You reeeeally might want to. :)
Probably not. This seems to be neither.
Probably not. This seems to be neither.
It has nothing to do with the level of advancement in science. Science is the study of the matter and energy. It simply isn't the realm in which certain questions can be answered.
Well, it has been said more than once that evolution is a religion. ;)
Indeed, since the designers of the experiment pulled together the elements required to make a plane, then provided sets of hands to put the elements together in varying combinations until something works.
For the experiment to truly mimic the theory of evolution (without a designer guiding it), they would just have to sit around and wait for an airplane to occur by itself.
You understand neither science in general or experimental design.

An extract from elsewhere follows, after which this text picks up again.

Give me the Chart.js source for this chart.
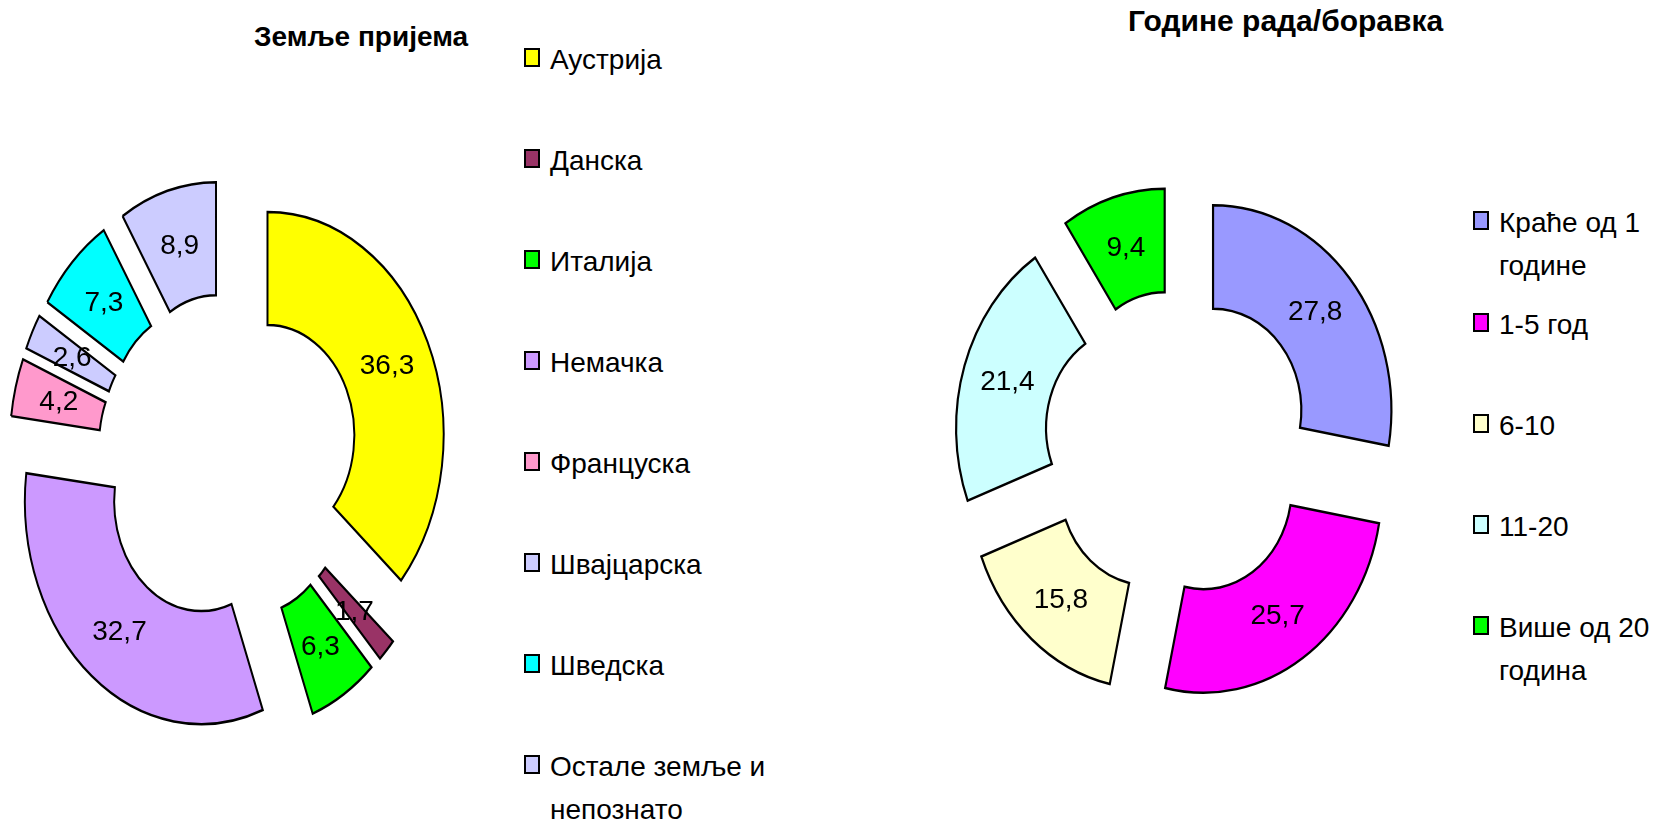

So specifically, how am I wrong?
Its not “perfect” so lets scrap the whole thing and start from the assumption that “magic” and “Astrology” are Science.

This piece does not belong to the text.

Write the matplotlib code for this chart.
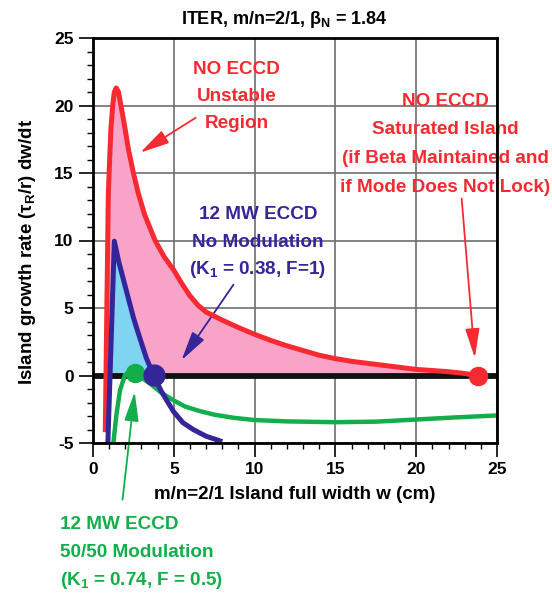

Why mess with the most productive means for gaining usable information about the universe ever proposed by humanity?
First evolution theory isn't about origins, it's about natural selection evolving new species from existing ones. to do this, natural selection picks from variations in the output or "phenotype' of EXISTING genes. In this case, the die is used to randomely select a phenotype of a wing, long, short, thick, wide etc. It is then tested to see how well it flies. This is the step that mimics design. The best available wing design is selected by random process, but they are "best" because they take advantage of the laws of physics which are not random, but very ordered. Nature itself produces something that looks like design, by eliminating the bad designs. This, by the way, is how Edison invented the light bulb. Trial and eror.